進谷 これは簡単には答えが出ない問題です。というのも、10年後、20年後にAIがどれだけの効果をもたらしているかは、現時点では誰にも予測できないからです。仮に、AI活用の土台としてデータ整備のシステムを導入したとします。今の状況をベースにすると、投資に見合う効果が出るまでに5年はかかるかもしれません。しかし、そのシステムを導入してデータを整えたことで、10年後にはAIエージェントが想像もできない作業を担えるようになっている可能性もあります。ROIを測ることは大切ですが、それだけにとらわれると機会損失になるかもしれません。

 経営はサイエンスとアートの融合であり、データに基づく判断(サイエンス)と、未来を見据えた想像力(アート)の組み合わせが重要です。サイエンスの視点では、ROIの数値からAI投資を迷うこともあるでしょうが、アートの視点で未来を想像すると、AIにベットする意味が出てくるとも言えます。これはインターネットが登場した時の状況に似ていて、当初はインターネットの価値を疑問視する人もいましたが、今やインターネットは全産業を飲み込み、あらゆるビジネスドメインで変革をもたらしています。

 同じことがAIで起きる可能性は十分にあります。
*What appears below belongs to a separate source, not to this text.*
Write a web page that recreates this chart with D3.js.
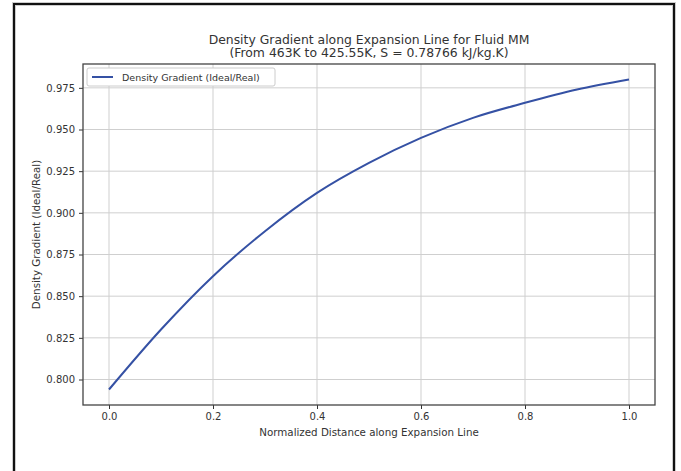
<!DOCTYPE html>
<html>
<head>
<meta charset="utf-8">
<script src="https://cdn.jsdelivr.net/npm/d3@7"></script>
<style>
    body { margin: 0; background: #fff; }
    text { font-family: "DejaVu Sans", sans-serif; fill: #333; }
</style>
</head>
<body>
<div id="chart_div"></div>
<script>
const distance = [0.0, 0.1, 0.2, 0.3, 0.4, 0.5, 0.6, 0.7, 0.8, 0.9, 1.0];
const gradient = [0.794, 0.830, 0.862, 0.889, 0.912, 0.930, 0.945, 0.957, 0.966, 0.974, 0.980];
const xTicks = [0.0, 0.2, 0.4, 0.6, 0.8, 1.0];
const yTicks = [0.800, 0.825, 0.850, 0.875, 0.900, 0.925, 0.950, 0.975];

const width = 681;
const height = 471;
const plotLeft = 83, plotRight = 655, plotTop = 64, plotBottom = 405;

const svg = d3.select("#chart_div")
    .append("svg")
    .attr("width", width)
    .attr("height", height);

// outer frame
svg.append("rect")
    .attr("x", 14).attr("y", 4)
    .attr("width", 660).attr("height", 480)
    .attr("fill", "none")
    .attr("stroke", "#ccc")
    .attr("stroke-width", 4);
svg.append("rect")
    .attr("x", 14).attr("y", 4)
    .attr("width", 660).attr("height", 480)
    .attr("fill", "none")
    .attr("stroke", "#111")
    .attr("stroke-width", 2);

const x = d3.scaleLinear()
    .domain([-0.05, 1.05])
    .range([plotLeft, plotRight]);

const yMin = d3.min(gradient), yMax = d3.max(gradient);
const pad = (yMax - yMin) * 0.05;
const y = d3.scaleLinear()
    .domain([yMin - pad, yMax + pad])
    .range([plotBottom, plotTop]);

// grid
svg.append("g")
    .selectAll("line")
    .data(xTicks)
    .enter()
    .append("line")
    .attr("x1", d => x(d)).attr("x2", d => x(d))
    .attr("y1", plotTop).attr("y2", plotBottom)
    .attr("stroke", "#cfcfcf");

svg.append("g")
    .selectAll("line")
    .data(yTicks)
    .enter()
    .append("line")
    .attr("x1", plotLeft).attr("x2", plotRight)
    .attr("y1", d => y(d)).attr("y2", d => y(d))
    .attr("stroke", "#cfcfcf");

const xAxis = (g) => g.append("g")
    .attr("transform", `translate(0, ${plotBottom})`)
    .call(d3.axisBottom(x).tickValues(xTicks).tickFormat(d3.format(".1f")).tickSize(4).tickPadding(4))
    .call(g => g.select(".domain").remove())
    .call(g => g.selectAll("line").attr("stroke", "#333"))
    .call(g => g.selectAll("text").attr("font-size", 10).attr("fill", "#333"));

const yAxis = (g) => g.append("g")
    .attr("transform", `translate(${plotLeft}, 0)`)
    .call(d3.axisLeft(y).tickValues(yTicks).tickFormat(d3.format(".3f")).tickSize(4).tickPadding(4))
    .call(g => g.select(".domain").remove())
    .call(g => g.selectAll("line").attr("stroke", "#333"))
    .call(g => g.selectAll("text").attr("font-size", 10).attr("fill", "#333"));

svg.call(xAxis);
svg.call(yAxis);

// data line
const line = d3.line()
    .x((d, i) => x(distance[i]))
    .y(d => y(d))
    .curve(d3.curveMonotoneX);

svg.append("path")
    .datum(gradient)
    .attr("d", line)
    .attr("fill", "none")
    .attr("stroke", "#3551a4")
    .attr("stroke-width", 2);

// spines
svg.append("rect")
    .attr("x", plotLeft).attr("y", plotTop)
    .attr("width", plotRight - plotLeft).attr("height", plotBottom - plotTop)
    .attr("fill", "none")
    .attr("stroke", "#444")
    .attr("stroke-width", 1.3);

// legend
const legend = svg.append("g");
legend.append("rect")
    .attr("x", 87).attr("y", 68)
    .attr("width", 188).attr("height", 18)
    .attr("rx", 2)
    .attr("fill", "#fff")
    .attr("stroke", "#ccc");
legend.append("line")
    .attr("x1", 92).attr("x2", 113)
    .attr("y1", 77).attr("y2", 77)
    .attr("stroke", "#3551a4")
    .attr("stroke-width", 2);
legend.append("text")
    .attr("x", 122).attr("y", 80.5)
    .attr("font-size", 9.5)
    .text("Density Gradient (Ideal/Real)");

// titles
svg.append("text")
    .attr("x", (plotLeft + plotRight) / 2).attr("y", 43.5)
    .attr("text-anchor", "middle")
    .attr("font-size", 12.4)
    .attr("fill", "#222")
    .text("Density Gradient along Expansion Line for Fluid MM");
svg.append("text")
    .attr("x", (plotLeft + plotRight) / 2).attr("y", 57)
    .attr("text-anchor", "middle")
    .attr("font-size", 12.4)
    .attr("fill", "#222")
    .text("(From 463K to 425.55K, S = 0.78766 kJ/kg.K)");

svg.append("text")
    .attr("x", (plotLeft + plotRight) / 2).attr("y", 436)
    .attr("text-anchor", "middle")
    .attr("font-size", 10.3)
    .text("Normalized Distance along Expansion Line");

svg.append("text")
    .attr("transform", `translate(40, ${(plotTop + plotBottom) / 2}) rotate(-90)`)
    .attr("text-anchor", "middle")
    .attr("font-size", 10.3)
    .text("Density Gradient (Ideal/Real)");
</script>
</body>
</html>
例えばコーディング支援の「Cursor」というプロダクトを開発した米Anysphere社は、驚くほどの少人数で、AIをフル活用して大手IT企業に負けない品質のプロダクトを生み出しています。人というリソースをAIで補うという側面もありますが、重要なポイントは、早いサイクルで開発を回すことができる小さな企業のメリットを最大限に生かしている、という点です。プロダクト開発におけるこのような変革はグローバル規模で起きており、企業の規模の優位性が逆に足かせとなる可能性さえあります。メルカリはこのパラダイムシフトとも言える変化に危機感を覚えており、だからこそ、AIへの積極的な投資を進めています。

CIOの活躍が、現代の企業成長に直結する

アルナ 進谷さんと同じく、AI活用と向き合っている日本企業のCIOはたくさんいます。何かメッセージはありますか。
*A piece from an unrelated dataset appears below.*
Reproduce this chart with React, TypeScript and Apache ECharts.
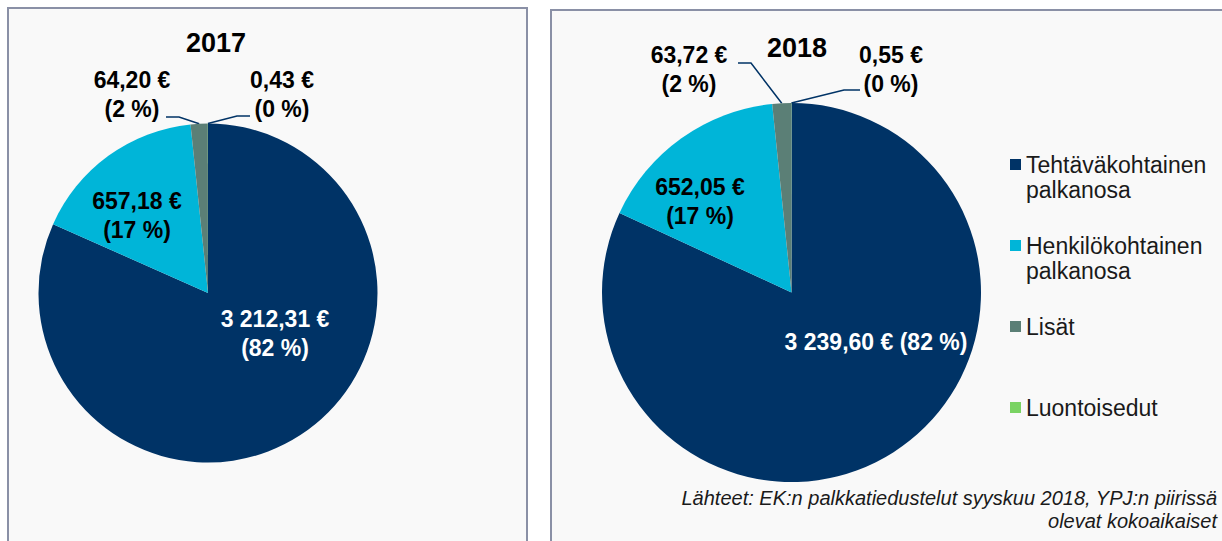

進谷 AI/LLM(大規模言語モデル)の登場により、CIOの重要性はこれまで以上に高まっています。AIには働き方を大きく変える力があり、その可能性をどう業務や組織の変革につなげていくかが私たちの使命だと思います。この挑戦は企業の成長に直結するものであり、CIOはその中心で力を発揮できる立場にあります。ぜひ他のCIOの皆さんと共に、このAI時代の変革を進め、日本企業の未来を一緒に切り開いていければと考えています。
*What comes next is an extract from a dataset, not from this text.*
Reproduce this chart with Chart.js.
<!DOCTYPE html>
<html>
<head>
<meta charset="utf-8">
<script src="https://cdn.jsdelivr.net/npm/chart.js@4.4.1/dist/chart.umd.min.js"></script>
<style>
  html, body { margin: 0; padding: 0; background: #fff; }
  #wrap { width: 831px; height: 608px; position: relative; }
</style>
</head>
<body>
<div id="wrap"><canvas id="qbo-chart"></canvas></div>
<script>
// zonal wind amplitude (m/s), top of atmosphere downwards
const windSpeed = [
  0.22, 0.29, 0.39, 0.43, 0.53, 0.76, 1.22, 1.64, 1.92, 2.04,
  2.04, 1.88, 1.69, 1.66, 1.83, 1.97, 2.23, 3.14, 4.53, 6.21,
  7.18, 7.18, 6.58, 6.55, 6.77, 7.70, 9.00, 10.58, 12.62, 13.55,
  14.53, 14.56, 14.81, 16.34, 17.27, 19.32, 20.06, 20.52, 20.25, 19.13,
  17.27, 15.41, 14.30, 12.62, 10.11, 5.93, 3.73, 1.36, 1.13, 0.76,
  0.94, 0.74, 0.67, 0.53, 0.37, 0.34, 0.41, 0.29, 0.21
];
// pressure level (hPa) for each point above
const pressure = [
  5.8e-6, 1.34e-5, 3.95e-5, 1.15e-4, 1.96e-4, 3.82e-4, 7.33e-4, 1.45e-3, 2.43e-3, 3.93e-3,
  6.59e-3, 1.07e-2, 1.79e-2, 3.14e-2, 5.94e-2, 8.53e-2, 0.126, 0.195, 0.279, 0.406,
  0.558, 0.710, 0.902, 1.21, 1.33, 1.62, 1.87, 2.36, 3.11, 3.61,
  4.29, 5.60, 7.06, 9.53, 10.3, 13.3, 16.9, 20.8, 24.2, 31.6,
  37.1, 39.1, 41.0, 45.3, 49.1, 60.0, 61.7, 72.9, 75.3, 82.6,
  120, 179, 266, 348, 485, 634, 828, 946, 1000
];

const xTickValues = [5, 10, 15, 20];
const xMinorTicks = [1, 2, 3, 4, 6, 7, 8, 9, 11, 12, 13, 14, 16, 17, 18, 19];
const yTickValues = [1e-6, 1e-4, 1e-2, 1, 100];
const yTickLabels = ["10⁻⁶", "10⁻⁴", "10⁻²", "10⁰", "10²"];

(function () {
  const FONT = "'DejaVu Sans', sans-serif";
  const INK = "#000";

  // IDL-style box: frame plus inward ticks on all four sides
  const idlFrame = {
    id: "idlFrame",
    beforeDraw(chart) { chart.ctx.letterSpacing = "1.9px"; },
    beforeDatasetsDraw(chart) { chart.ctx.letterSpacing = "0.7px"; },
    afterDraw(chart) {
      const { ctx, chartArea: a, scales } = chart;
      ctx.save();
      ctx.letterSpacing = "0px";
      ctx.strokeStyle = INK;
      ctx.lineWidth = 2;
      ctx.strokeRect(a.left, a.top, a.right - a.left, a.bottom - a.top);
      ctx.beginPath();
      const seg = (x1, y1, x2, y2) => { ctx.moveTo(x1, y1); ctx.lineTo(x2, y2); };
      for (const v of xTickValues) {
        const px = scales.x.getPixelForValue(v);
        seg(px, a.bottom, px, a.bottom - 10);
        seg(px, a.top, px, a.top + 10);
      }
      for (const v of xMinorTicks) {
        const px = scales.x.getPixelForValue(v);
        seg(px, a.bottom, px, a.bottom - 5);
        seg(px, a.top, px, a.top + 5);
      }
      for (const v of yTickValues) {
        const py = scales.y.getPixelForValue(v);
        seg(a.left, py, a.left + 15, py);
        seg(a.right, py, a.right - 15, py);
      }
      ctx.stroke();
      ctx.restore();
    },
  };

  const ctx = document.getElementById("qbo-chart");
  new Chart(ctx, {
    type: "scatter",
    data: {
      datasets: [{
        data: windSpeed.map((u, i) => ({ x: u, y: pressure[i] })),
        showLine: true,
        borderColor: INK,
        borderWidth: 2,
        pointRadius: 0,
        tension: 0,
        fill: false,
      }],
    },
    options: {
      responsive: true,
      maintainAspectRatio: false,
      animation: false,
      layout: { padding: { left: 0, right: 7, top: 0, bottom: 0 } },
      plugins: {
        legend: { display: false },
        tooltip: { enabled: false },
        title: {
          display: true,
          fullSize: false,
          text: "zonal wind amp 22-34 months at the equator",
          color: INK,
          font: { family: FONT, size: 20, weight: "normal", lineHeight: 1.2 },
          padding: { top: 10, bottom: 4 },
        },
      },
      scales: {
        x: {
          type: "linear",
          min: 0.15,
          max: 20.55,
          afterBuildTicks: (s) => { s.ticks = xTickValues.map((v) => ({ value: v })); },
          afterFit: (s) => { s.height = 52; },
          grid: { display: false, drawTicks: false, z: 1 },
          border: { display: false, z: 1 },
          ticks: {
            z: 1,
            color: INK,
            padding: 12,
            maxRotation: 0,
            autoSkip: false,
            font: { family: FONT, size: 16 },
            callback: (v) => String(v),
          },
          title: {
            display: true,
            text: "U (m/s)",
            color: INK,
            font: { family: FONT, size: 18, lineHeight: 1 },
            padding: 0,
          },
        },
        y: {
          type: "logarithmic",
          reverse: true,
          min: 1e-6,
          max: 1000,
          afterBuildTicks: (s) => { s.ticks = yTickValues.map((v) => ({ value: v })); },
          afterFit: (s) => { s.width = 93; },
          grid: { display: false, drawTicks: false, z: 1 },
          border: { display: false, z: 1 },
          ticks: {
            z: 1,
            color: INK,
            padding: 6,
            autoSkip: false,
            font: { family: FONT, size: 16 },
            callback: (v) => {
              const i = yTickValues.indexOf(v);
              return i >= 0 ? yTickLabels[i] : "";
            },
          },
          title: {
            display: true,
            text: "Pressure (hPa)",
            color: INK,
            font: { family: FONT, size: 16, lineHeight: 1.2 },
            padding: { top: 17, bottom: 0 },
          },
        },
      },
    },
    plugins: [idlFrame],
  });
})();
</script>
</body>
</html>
アルナ まさにその通りです。AIの活用、そしてそれを前提とした経営戦略の策定は、もはやすべての企業にとって欠かせないテーマになっています。 私たちジャパン・クラウドの19社の関連会社は、いずれも生成AI時代において重要な役割を担うテクノロジーであり、今後も新たな最先端企業を継続的に日本市場へ展開していくことを約束します。海外の成功モデルを日本企業の皆さまに還元し、CIOの皆さまとともに新しい価値を創り出していきたいと考えています。

【プロフィール】
進谷 浩明氏
日本HP (現 Hewlett Packard Enterprise) にて、基幹系・情報系システム開発におけるシステムエンジニア、プロジェクトマネージャーを経験。その後、2012年に楽天グループ株式会社に入社。社長室および楽天市場開発部門にてECプラットフォームの海外展開等に携わった後、2017年にアメリカに赴任し、アメリカ地域のコーポレートIT部門を再編、その後5年間に渡り統括。2022年に帰国後、本社のグローバルIT部門をヴァイスジェネラルマネージャーとして率いた後、2023年10月に株式会社メルカリに参画、執行役員CIOに就任。座右の銘は「得意淡然、失意泰然」。

アルナ バスナヤケ氏
日本のIT市場に関する深い知識と高度な技術的専門性、そしてエンタープライズセールスの経験を生かし、海外のSaaS企業の日本市場参入と成長を支援。幼少期を日本で過ごし、20年以上にわたり日本のビジネス環境で活躍、Japan CloudのチームとともにB2B SaaSのマーケットリーダーを数多く成功へと導く。「為せば成る」という信念の下、強い意志と粘り強さが困難を乗り越え、変革を生み出すという日本の精神を大切にしています。